Step 1 - The Interface

Select a clip in the timeline that requires balancing then open the Color Board by selecting Show Color Board from the enhancements menu or type Command-6.

The Color Board opens and reveals the three parameters, Color, Exposure and Saturation. Click on the Saturation tab at the top to choose that. 


The display reveals 4 handles that will control your images saturation level. The Black, Grey and White handles inside the scale represent Shadow, Mid-tone and Highlight levels, respectively.

Sliding the highlight handle up will increase the saturation of the lighter toned colours as indicated by the small RGB icon at the top of the scale. Sliding the shadows handle down will in turn desaturate the darker toned colours, again as indicated by the RGB icon at the base of the scale. 

The larger slider to the left of the scale is a Global controller and adjusts saturation levels across the colour spectrum. Handy when you want to desaturate the entire clip. 

Tip: Making fine adjustments using these handles may prove a little tricky, so instead try using your cursor up and down arrows to take small incremental steps, just remember to select the correct handle to adjust before you start. 

Step 2 - Using Scopes to Assist You

Your eye is a great tool when colour correcting a clip, but it's easily fooled, so don't rely on it exclusively. The real trick to controlling saturation levels is to understand and use the correct Scopes. 

First let's activate the scope. From the Viewer Display Options choose Display > Show Video Scopes or type Command-7.

This will switch on the video scopes that more accurately measure your colour adjustments. Once the scopes are open we need to choose the Scope that measures Saturation levels. To do this, from the scope's Settings menu choose Settings > Vectorscope from the DISPLAY section of the menu.

 The Vectorscope measures saturation by using a circular graph. Note on the graph that there are markers placed around the graph that read R (red), MG (magenta), B (blue), CY (cyan), G (green), and YL (yellow). These markers indicate where on the graph each colour channel should rest. The graph also has a center point and a diameter edge. The center point represents 0% saturation and the Diameter edge represents 100% saturation. 

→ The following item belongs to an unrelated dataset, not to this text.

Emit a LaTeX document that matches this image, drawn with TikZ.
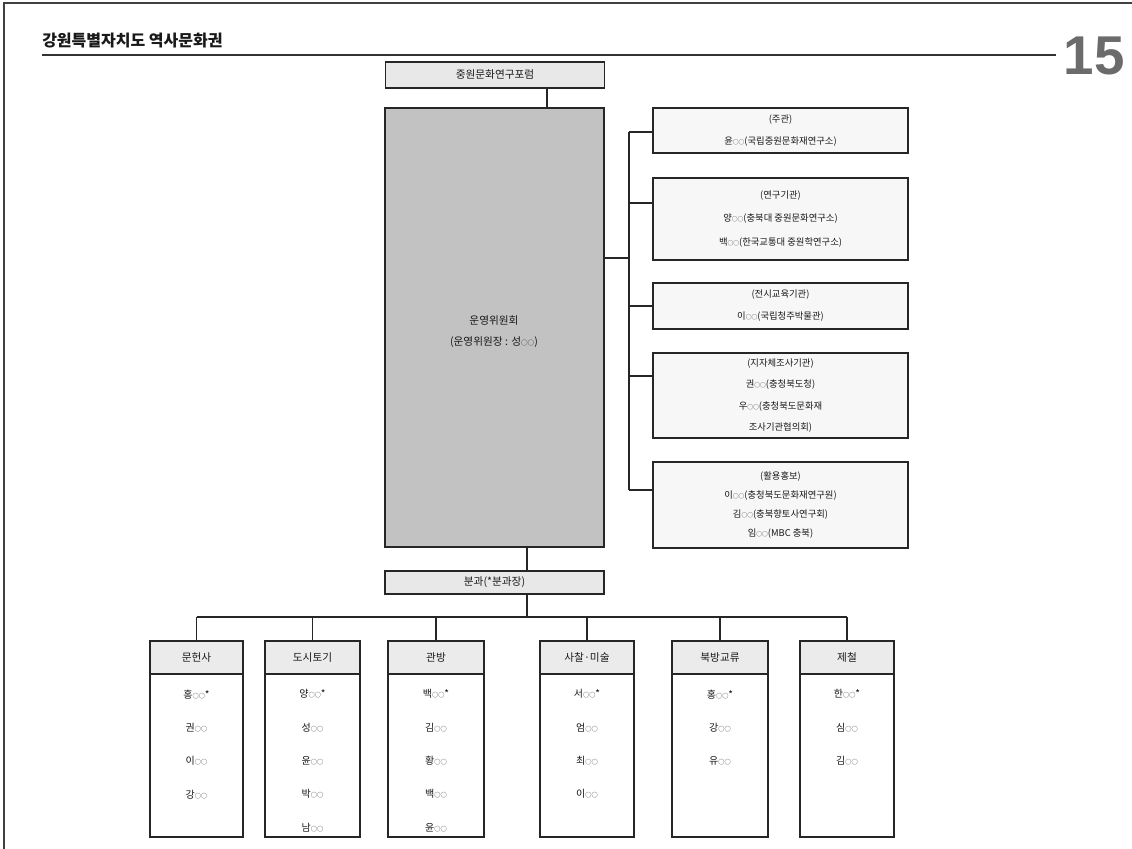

Try moving the Global saturation handle down until it reads approximately -90%. Notice the vectorscope pulls all the color information down towards the center spot, and your image desaturates considerably. 

Now try going to the extreme and drag all four handles up over 80% and notice what happens in the vectorscope: your saturation values will have exploded across the vectorscope like some kind of Galactic Nebula! Your image will be unusable also, I imagine. 

In reality you'll be looking for somewhere in-between. The main function of the vectorscope, as well as to keep saturation levels in check is also to assist you in creating balance from one shot to another, to aid the smoothness of  transitions and help maintain shot continuity.


Step 3 - Have a Play

Now try to create some balance between some shots yourself. Use the vectorscope to monitor the changes. If it all goes wrong, don't worry. Click the curved Reset arrow in the Color Board and try again (careful though, as it resets all four values at once).

Tip: Balancing faces is usually the primary objective for saturation adjustments. Try using the mid-tone handle first if your footage has skin-tones.